Escrevo sob a emoção do disco voador. Ele veio até a Barra da Tijuca especialmente para posar para o fotógrafo e inspirar o redator de uma revista; deu uma voltinha e se fez ao largo, indo sumir atrás das ilhas Tijuca, antes que outros repórteres pudessem entrevistá-lo. E tão seguros estavam os dois felizes rapazes de que o disco era “exclusivo para os associados” que não tiveram a menor pressa em divulgar o fenômeno, que só foi publicado 24 horas depois.
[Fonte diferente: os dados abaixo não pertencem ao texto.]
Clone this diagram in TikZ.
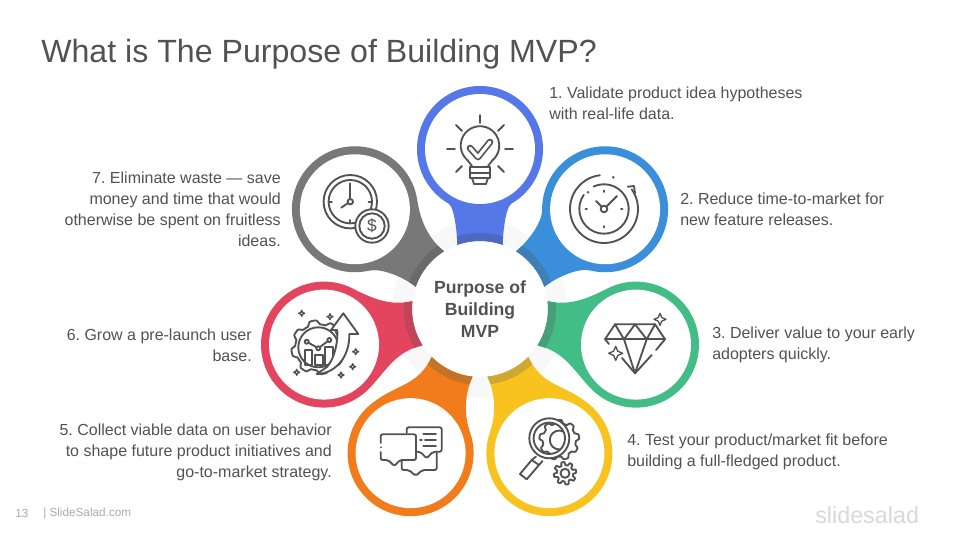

É claro que estou acreditando em toda a história; nem é de meu feitio desacreditar colegas. Seja uma casquinha de estrela ou um engenho mortífero, o disco existe, pois saiu no jornal. Existe e afinal de contas é gentil, pois não veio quebrar meu velho telhado, nem o de meus estimados vizinhos.
Menos interessante que o disco em si mesmo é, entretanto, a emoção popular que ele suscita. Já ouvi até agora a opinião, ou melhor, as impressões de seis pessoas — gente do povo que a notícia espantou como a mim mesmo. Uma disse — “eu acredito; pode ser truque, mas também pode ser verdade. E eles não iriam contar uma coisa dessas se não fosse verdade; era forte demais”. Outra pessoa achava que era um truque de publicidade: “você vai ver, amanhã vem aí o anúncio de um troço qualquer”. Outra pessoa achava que o disco existe, mas não tem nada de muito especial, tendo sido lançado de bordo de um avião especialmente para ser fotografado.
Quanto à origem provável da “coisa” uns falam em Marte, outros na Rússia, outros nos Estados Unidos, devendo-se admitir que só um desses três planetas pode ter capacidade para fabricar um tal mimo.
Mas o que me impressiona é o ar de sonho que essa notícia desperta em todos, ainda mesmo nos que dizem não acreditar. No fundo, afinal, todo mundo acredita — e se amanhã esses dois jornalistas resolvessem dizer que tudo não passou de uma brincadeira eles não seriam perdoados — não por terem mentido, mas porque o disco já se incorporou ao nosso patrimônio de sonhos e não toleraríamos a ideia de perdê-lo.
Por mais verdadeiro que seja, ele foi espantoso e fugaz como uma coisa de sonho. E as coisas de sonho têm de ser hoje — tão triste e mesquinha é nossa fantasia — feitas de metal e nascidas da técnica. Ninguém inventaria, nem veria, um coqueiro voador, nem uma vaca voadora; se o fizesse, cairia no terreno do surrealismo. E o tempo é infrarrealista; a realidade que sonhamos deve ser ainda mais técnica, mais metálica e mais assassina do que esta de hoje.
O que, tudo, são reflexões tristes. No fundo, não existem discos voadores; e eles fazem bem em não existir, porque ficarão horrorosamente banais logo que começarem a existir. Como um bonde elétrico, por exemplo.